Task details:
Count the lines below that contain the word "this", and give only that number.

Input records:

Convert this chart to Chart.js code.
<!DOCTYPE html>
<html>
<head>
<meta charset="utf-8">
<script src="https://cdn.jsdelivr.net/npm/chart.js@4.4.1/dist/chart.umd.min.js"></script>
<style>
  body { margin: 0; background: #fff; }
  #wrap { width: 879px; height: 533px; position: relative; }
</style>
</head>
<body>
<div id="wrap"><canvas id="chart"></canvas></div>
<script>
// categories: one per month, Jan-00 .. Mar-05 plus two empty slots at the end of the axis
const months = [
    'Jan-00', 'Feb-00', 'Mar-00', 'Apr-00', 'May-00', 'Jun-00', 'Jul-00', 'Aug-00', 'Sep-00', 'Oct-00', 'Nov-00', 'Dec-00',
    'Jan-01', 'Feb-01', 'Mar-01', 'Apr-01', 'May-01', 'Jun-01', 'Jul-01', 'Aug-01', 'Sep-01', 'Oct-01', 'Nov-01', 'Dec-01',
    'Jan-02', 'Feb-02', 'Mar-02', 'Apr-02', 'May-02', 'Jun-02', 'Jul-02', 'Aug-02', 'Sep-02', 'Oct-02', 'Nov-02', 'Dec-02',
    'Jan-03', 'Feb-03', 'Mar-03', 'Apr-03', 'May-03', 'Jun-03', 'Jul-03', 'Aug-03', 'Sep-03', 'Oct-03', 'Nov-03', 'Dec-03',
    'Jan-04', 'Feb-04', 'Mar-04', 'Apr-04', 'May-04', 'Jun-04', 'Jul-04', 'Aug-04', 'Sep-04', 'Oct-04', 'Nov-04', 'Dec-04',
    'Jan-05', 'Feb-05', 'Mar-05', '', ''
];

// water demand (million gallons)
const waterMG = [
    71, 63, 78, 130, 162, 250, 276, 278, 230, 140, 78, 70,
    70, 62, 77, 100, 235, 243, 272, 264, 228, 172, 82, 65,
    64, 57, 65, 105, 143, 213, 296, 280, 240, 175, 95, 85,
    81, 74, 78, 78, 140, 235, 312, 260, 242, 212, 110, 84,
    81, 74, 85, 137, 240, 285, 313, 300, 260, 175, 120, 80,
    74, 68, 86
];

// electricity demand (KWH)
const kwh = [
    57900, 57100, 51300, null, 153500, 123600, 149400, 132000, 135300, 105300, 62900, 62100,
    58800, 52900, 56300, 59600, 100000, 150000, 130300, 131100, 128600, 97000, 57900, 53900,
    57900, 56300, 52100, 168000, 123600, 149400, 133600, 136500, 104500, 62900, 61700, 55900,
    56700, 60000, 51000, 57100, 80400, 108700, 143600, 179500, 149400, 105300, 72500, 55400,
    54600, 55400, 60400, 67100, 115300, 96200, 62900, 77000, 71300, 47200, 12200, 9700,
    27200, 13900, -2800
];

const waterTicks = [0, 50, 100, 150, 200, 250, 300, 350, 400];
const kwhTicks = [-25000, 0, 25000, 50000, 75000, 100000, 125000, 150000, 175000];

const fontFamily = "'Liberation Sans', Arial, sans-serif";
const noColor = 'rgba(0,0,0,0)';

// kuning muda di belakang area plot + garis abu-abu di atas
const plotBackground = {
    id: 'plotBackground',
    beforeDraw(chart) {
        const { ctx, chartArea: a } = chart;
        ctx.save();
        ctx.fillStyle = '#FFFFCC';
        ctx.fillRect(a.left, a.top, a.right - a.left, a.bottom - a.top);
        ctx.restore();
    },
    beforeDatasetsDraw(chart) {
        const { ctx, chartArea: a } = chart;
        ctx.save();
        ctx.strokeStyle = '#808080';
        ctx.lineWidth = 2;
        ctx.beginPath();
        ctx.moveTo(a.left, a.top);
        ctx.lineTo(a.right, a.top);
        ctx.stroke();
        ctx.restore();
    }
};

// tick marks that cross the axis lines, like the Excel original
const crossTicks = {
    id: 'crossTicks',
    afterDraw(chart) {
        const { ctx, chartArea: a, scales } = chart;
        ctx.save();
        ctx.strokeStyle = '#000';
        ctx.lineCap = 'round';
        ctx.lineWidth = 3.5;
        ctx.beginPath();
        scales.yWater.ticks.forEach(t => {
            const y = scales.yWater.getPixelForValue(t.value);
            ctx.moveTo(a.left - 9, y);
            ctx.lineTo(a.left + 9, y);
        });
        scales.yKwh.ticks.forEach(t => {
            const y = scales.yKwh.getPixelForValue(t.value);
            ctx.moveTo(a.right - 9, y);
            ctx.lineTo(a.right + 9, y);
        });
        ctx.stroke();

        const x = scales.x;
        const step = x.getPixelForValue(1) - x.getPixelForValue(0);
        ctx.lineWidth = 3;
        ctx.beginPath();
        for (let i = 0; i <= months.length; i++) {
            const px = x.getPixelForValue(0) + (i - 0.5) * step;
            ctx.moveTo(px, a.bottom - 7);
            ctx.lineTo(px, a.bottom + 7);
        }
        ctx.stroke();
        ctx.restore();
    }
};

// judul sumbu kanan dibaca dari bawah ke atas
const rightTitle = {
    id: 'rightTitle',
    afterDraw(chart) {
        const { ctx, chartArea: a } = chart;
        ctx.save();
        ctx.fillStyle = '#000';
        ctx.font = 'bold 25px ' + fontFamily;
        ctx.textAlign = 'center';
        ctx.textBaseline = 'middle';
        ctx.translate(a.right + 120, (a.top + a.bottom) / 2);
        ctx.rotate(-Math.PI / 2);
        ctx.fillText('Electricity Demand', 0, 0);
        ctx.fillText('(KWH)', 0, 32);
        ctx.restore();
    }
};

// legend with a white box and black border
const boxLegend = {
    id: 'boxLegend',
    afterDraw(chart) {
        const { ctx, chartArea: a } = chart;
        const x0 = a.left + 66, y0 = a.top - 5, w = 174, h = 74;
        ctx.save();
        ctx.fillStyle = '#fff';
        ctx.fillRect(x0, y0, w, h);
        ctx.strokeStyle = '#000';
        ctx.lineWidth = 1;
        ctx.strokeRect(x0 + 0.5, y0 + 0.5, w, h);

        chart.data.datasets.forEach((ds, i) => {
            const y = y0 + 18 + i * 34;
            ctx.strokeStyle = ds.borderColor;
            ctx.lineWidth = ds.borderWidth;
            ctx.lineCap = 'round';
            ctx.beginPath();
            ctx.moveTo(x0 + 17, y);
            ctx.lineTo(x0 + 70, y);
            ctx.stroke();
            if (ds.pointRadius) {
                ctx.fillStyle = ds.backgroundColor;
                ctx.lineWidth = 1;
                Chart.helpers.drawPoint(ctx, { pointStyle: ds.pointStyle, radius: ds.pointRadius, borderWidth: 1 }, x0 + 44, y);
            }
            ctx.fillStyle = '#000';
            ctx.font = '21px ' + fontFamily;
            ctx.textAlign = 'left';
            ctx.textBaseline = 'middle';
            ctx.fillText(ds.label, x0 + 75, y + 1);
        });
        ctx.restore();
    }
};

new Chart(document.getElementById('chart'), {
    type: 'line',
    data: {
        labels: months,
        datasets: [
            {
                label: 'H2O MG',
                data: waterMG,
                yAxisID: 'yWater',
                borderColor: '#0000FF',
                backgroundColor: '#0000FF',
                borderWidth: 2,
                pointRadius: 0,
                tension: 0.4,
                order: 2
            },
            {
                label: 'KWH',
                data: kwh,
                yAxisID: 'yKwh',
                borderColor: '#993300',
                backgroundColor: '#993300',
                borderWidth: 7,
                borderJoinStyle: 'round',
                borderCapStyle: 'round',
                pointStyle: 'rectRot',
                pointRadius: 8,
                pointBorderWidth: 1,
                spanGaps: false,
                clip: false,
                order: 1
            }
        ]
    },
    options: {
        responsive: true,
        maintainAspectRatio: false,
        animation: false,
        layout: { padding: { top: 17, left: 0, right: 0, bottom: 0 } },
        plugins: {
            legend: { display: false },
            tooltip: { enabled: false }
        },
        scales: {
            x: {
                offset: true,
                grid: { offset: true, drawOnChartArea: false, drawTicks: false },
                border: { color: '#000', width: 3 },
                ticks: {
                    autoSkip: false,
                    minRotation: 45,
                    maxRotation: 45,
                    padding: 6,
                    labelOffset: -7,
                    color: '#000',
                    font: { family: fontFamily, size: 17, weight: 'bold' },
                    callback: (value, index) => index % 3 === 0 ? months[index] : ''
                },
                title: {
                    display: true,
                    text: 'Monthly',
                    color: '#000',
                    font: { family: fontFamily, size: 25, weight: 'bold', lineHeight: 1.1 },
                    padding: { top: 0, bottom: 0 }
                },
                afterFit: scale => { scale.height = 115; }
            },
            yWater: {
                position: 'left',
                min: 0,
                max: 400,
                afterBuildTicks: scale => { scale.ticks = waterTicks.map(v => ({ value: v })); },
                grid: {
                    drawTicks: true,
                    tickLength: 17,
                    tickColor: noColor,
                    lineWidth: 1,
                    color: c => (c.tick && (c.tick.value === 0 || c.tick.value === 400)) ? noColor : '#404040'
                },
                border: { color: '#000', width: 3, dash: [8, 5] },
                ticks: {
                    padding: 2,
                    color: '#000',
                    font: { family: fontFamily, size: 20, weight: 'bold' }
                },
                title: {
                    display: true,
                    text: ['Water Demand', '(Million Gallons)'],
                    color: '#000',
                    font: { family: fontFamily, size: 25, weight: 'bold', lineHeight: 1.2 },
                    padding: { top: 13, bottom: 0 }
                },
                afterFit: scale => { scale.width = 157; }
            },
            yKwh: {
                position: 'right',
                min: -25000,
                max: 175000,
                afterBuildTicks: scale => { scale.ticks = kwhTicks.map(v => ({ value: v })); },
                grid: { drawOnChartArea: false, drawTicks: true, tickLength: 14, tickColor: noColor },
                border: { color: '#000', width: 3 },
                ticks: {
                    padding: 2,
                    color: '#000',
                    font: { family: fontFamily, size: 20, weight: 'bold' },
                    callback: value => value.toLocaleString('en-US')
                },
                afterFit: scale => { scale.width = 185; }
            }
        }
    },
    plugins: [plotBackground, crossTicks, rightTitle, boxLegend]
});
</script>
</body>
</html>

---

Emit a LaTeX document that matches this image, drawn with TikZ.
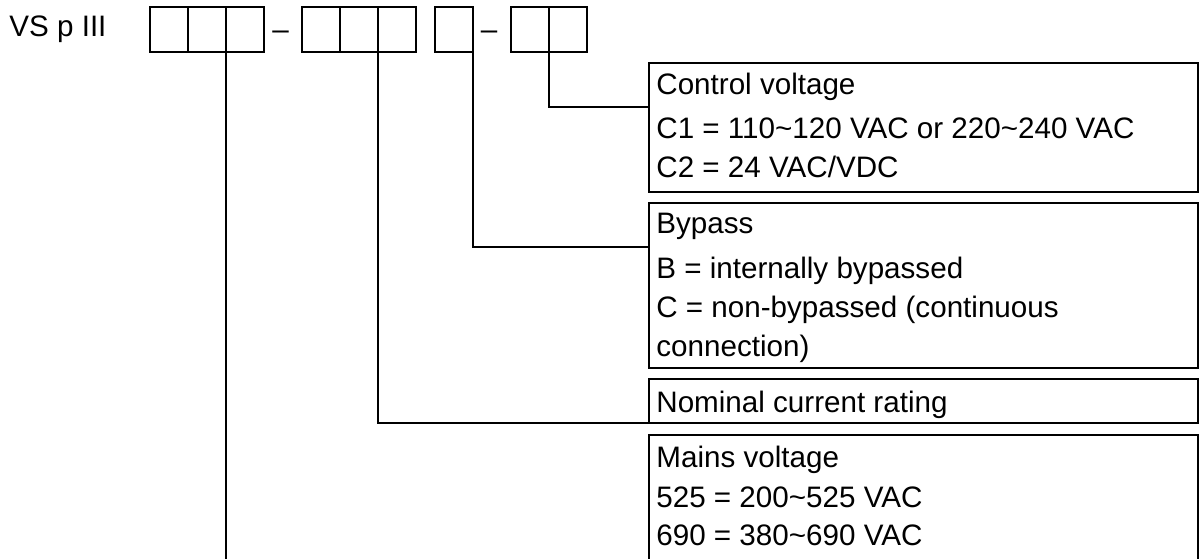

Output of the task:
2